According to local media reports, the Organizational Department of the Central Committee of the Communist Party of China announced on Monday that it was planning to ease regulations on granting permanent residency to foreigners.

China’s green-card policy was launched in 2004 with the aim of attracting foreign experts and people with huge investments by giving them permanent residency.

Some of the the current requirements state that foreigners have to be “elite talents” or should have invested at least $500,000 (£298,000) in China to be eligible for permanent residency, the Xinhua News agency says.

The Beijing News notes that China only gives out 248 green cards each year, which is “very small” when compared with 27 million foreigners who enter the country every year.

But China is now planning to change its 2004 green-card policy to attract foreign talent. However, authorities have not given any details of the expected changes in the immigration law.

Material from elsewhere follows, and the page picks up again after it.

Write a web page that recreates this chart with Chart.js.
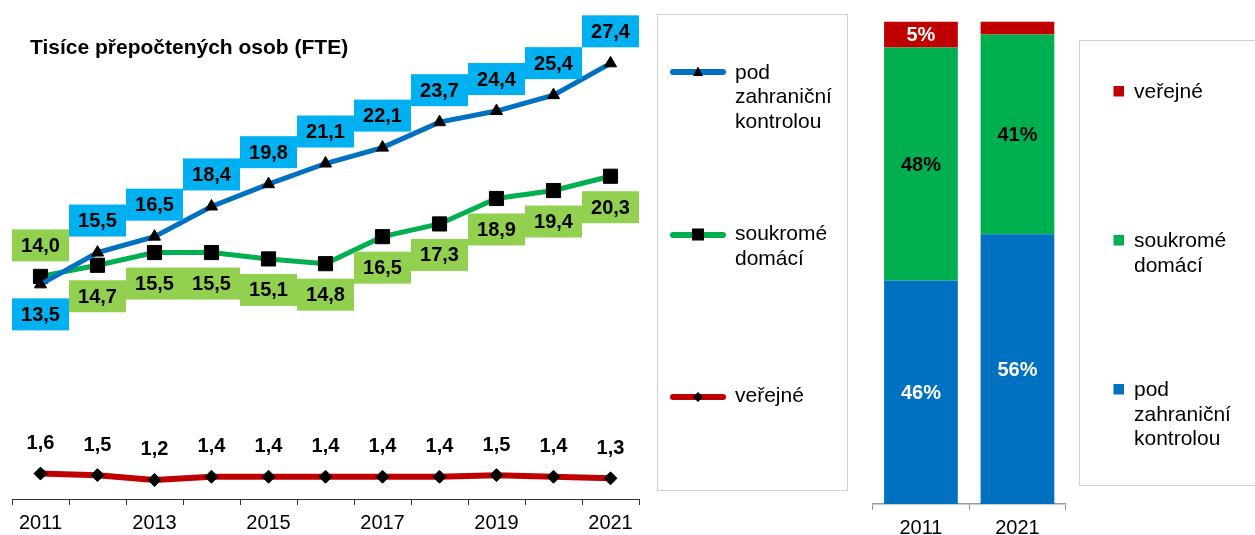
<!DOCTYPE html>
<html><head><meta charset="utf-8">
<script src="https://cdn.jsdelivr.net/npm/chart.js@4"></script>
<style>
html,body{margin:0;padding:0;width:1255px;height:535px;overflow:hidden;background:#fff;font-family:"Liberation Sans",Arial,sans-serif;}
#c1{position:absolute;left:0;top:0;}
#c2{position:absolute;left:860px;top:0;}
.title{position:absolute;left:30px;top:35px;font-weight:bold;font-size:21px;line-height:24px;color:#000;white-space:nowrap;}
.legbox{position:absolute;border:1.5px solid #d0d0d0;box-sizing:border-box;background:#fff;}
.lt{position:absolute;font-size:21px;line-height:24.6px;color:#000;white-space:nowrap;}
svg{position:absolute;left:0;top:0;}
</style></head>
<body>
<canvas id="c1" width="650" height="541"></canvas>
<canvas id="c2" width="215" height="547"></canvas>
<div class="title" id="title"></div>
<div class="legbox" style="left:657px;top:14px;width:191px;height:477px;"></div>
<div class="legbox" style="left:1079px;top:40px;width:190px;height:446px;"></div>
<svg id="legsvg" width="1255" height="535"></svg>
<div id="legtext"></div>
<script>
// ---------- data ----------
const titleText = 'Tisíce přepočtených osob (FTE)';
const years = ['2011','2012','2013','2014','2015','2016','2017','2018','2019','2020','2021'];
const tickLabels = ['2011','','2013','','2015','','2017','','2019','','2021'];
const foreign = [13.5,15.5,16.5,18.4,19.8,21.1,22.1,23.7,24.4,25.4,27.4];
const domestic = [14.0,14.7,15.5,15.5,15.1,14.8,16.5,17.3,18.9,19.4,20.3];
const publicSector = [1.6,1.5,1.2,1.4,1.4,1.4,1.4,1.4,1.5,1.4,1.3];
const seriesNames = ['pod zahraniční kontrolou','soukromé domácí','veřejné'];
const legendLines = [['pod','zahraniční','kontrolou'],['soukromé','domácí'],['veřejné']];
const shareYears = ['2011','2021'];
const shareForeign = [46.3, 55.9];
const shareDomestic = [48.3, 41.4];
const sharePublic = [5.4, 2.7];

// ---------- styles ----------
const FONT = '"Liberation Sans", Arial, sans-serif';
const C_BLUE = '#0070C0', C_GREEN = '#00B050', C_RED = '#C00000';
const BOX_BLUE = '#00B0F0', BOX_GREEN = '#92D050';

document.getElementById('title').textContent = titleText;

const fmt = v => v.toFixed(1).replace('.', ',');

// label rules per dataset index: box colour and vertical offset of label centre
const labelRules = [
  {box: BOX_BLUE, off: i => (i === 0 ? 30 : -32)},
  {box: BOX_GREEN, off: i => (i === 0 ? -31 : 31)},
  {box: null, off: i => -31}
];

const valueBoxes = {
  id: 'valueBoxes',
  afterDatasetsDraw(chart) {
    const ctx = chart.ctx;
    const xs = chart.scales.x;
    const cw = (xs.right - xs.left) / chart.data.labels.length;
    const bh = 32;
    ctx.save();
    ctx.font = 'bold 20px ' + FONT;
    ctx.textAlign = 'center';
    ctx.textBaseline = 'middle';
    chart.data.datasets.forEach((ds, di) => {
      const meta = chart.getDatasetMeta(di);
      const rule = labelRules[di];
      meta.data.forEach((pt, i) => {
        const cy = pt.y + rule.off(i);
        if (rule.box) {
          ctx.fillStyle = rule.box;
          ctx.fillRect(pt.x - cw / 2, cy - bh / 2, cw, bh);
        }
        ctx.fillStyle = '#000';
        ctx.fillText(fmt(ds.data[i]), pt.x, cy + 1);
      });
    });
    ctx.restore();
  }
};

new Chart(document.getElementById('c1'), {
  type: 'line',
  data: {
    labels: years,
    datasets: [
      {label: seriesNames[0], data: foreign, borderColor: C_BLUE, borderWidth: 5,
       pointStyle: 'triangle', pointRadius: 7, pointBackgroundColor: '#000', pointBorderColor: '#000', pointBorderWidth: 1},
      {label: seriesNames[1], data: domestic, borderColor: C_GREEN, borderWidth: 5,
       pointStyle: 'rect', pointRadius: 10, pointBackgroundColor: '#000', pointBorderColor: '#000', pointBorderWidth: 1},
      {label: seriesNames[2], data: publicSector, borderColor: C_RED, borderWidth: 6,
       pointStyle: 'rectRot', pointRadius: 6.5, pointBackgroundColor: '#000', pointBorderColor: '#000', pointBorderWidth: 1}
    ]
  },
  options: {
    responsive: false, animation: false,
    layout: {padding: {left: 12, right: 10, top: 22, bottom: 0}},
    plugins: {legend: {display: false}, tooltip: {enabled: false}, title: {display: false}},
    elements: {line: {tension: 0}},
    scales: {
      x: {
        type: 'category', offset: true,
        grid: {display: true, drawOnChartArea: false, drawTicks: true, tickLength: 6, color: '#333', offset: true},
        border: {display: true, color: '#333', width: 1},
        ticks: {autoSkip: false, maxRotation: 0, minRotation: 0, padding: 6, color: '#000',
                font: {family: FONT, size: 20}, callback: (v, i) => tickLabels[i]}
      },
      y: {display: false, min: 0, max: 30}
    }
  },
  plugins: [valueBoxes]
});

const shareColors = ['#fff', '#000', '#fff'];
const barLabels = {
  id: 'barLabels',
  afterDatasetsDraw(chart) {
    const ctx = chart.ctx;
    ctx.save();
    ctx.font = 'bold 20px ' + FONT;
    ctx.textAlign = 'center';
    ctx.textBaseline = 'middle';
    chart.data.datasets.forEach((ds, di) => {
      const meta = chart.getDatasetMeta(di);
      meta.data.forEach((el, i) => {
        const v = ds.data[i];
        if (v < 4) return;
        ctx.fillStyle = shareColors[di];
        ctx.fillText(Math.round(v) + '%', el.x, (el.y + el.base) / 2 + 1);
      });
    });
    ctx.restore();
  }
};

new Chart(document.getElementById('c2'), {
  type: 'bar',
  data: {
    labels: shareYears,
    datasets: [
      {label: seriesNames[0], data: shareForeign, backgroundColor: C_BLUE},
      {label: seriesNames[1], data: shareDomestic, backgroundColor: C_GREEN},
      {label: seriesNames[2], data: sharePublic, backgroundColor: C_RED}
    ]
  },
  options: {
    responsive: false, animation: false,
    layout: {padding: {left: 12.7, right: 9.3, top: 21.5, bottom: 0}},
    plugins: {legend: {display: false}, tooltip: {enabled: false}},
    datasets: {bar: {categoryPercentage: 1, barPercentage: 0.764, borderWidth: 0}},
    scales: {
      x: {
        stacked: true, offset: true,
        grid: {display: true, drawOnChartArea: false, drawTicks: true, tickLength: 6, color: '#999', offset: true},
        border: {display: true, color: '#999', width: 1.5},
        ticks: {maxRotation: 0, minRotation: 0, padding: 6.5, color: '#000', font: {family: FONT, size: 20}}
      },
      y: {display: false, stacked: true, min: 0, max: 100}
    }
  },
  plugins: [barLabels]
});

// ---------- legends ----------
const svg = document.getElementById('legsvg');
const NS = 'http://www.w3.org/2000/svg';
function el(tag, attrs) { const e = document.createElementNS(NS, tag); for (const k in attrs) e.setAttribute(k, attrs[k]); svg.appendChild(e); return e; }
const lineCols = [C_BLUE, C_GREEN, C_RED];
const leg1 = [{y: 72, top: 59.5}, {y: 235, top: 221}, {y: 397, top: 383}];
const legText = document.getElementById('legtext');
leg1.forEach((p, i) => {
  el('line', {x1: 673, y1: p.y, x2: 723, y2: p.y, stroke: lineCols[i], 'stroke-width': 6, 'stroke-linecap': 'round'});
  const cx = 698;
  if (i === 0) el('polygon', {points: `${cx},${p.y-5.5} ${cx-5},${p.y+4} ${cx+5},${p.y+4}`, fill: '#000'});
  if (i === 1) el('rect', {x: cx - 6, y: p.y - 6.5, width: 12, height: 12, fill: '#000'});
  if (i === 2) el('polygon', {points: `${cx},${p.y-5} ${cx+5},${p.y} ${cx},${p.y+5} ${cx-5},${p.y}`, fill: '#000'});
  const d = document.createElement('div');
  d.className = 'lt'; d.style.left = '735px'; d.style.top = p.top + 'px';
  d.innerHTML = legendLines[i].join('<br>');
  legText.appendChild(d);
});
// legend 2 (bar chart): top to bottom = red, green, blue
const leg2 = [{si: 2, sq: 86, top: 78.5}, {si: 1, sq: 235, top: 228}, {si: 0, sq: 384, top: 377}];
leg2.forEach(p => {
  el('rect', {x: 1113.5, y: p.sq, width: 10.5, height: 10.5, fill: lineCols[p.si]});
  const d = document.createElement('div');
  d.className = 'lt'; d.style.left = '1134px'; d.style.top = p.top + 'px';
  d.innerHTML = legendLines[p.si].join('<br>');
  legText.appendChild(d);
});
</script>
</body></html>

The China Daily observes that the country is facing a talent “deficit” as “more experts are leaving than entering, prompting the relaxation of the policy”.

Wang Zhenyao, the director of Centre for China and Globalization, suggests that the new plan should “cover a larger group of foreigners who have good education and stable jobs”.

“Also, the government should use the green card to attract overseas Chinese back,” he tells the daily.

An article in the Beijing News quips that with the current stringent requirement, “the world’s wealthiest people such as Bill Gates may not even meet the criteria because he does not have individual direct investment in China”.

Supporting the proposed change to attract talent, the paper adds that as China progresses, the country will not only need foreign investment but also “foreign brains”.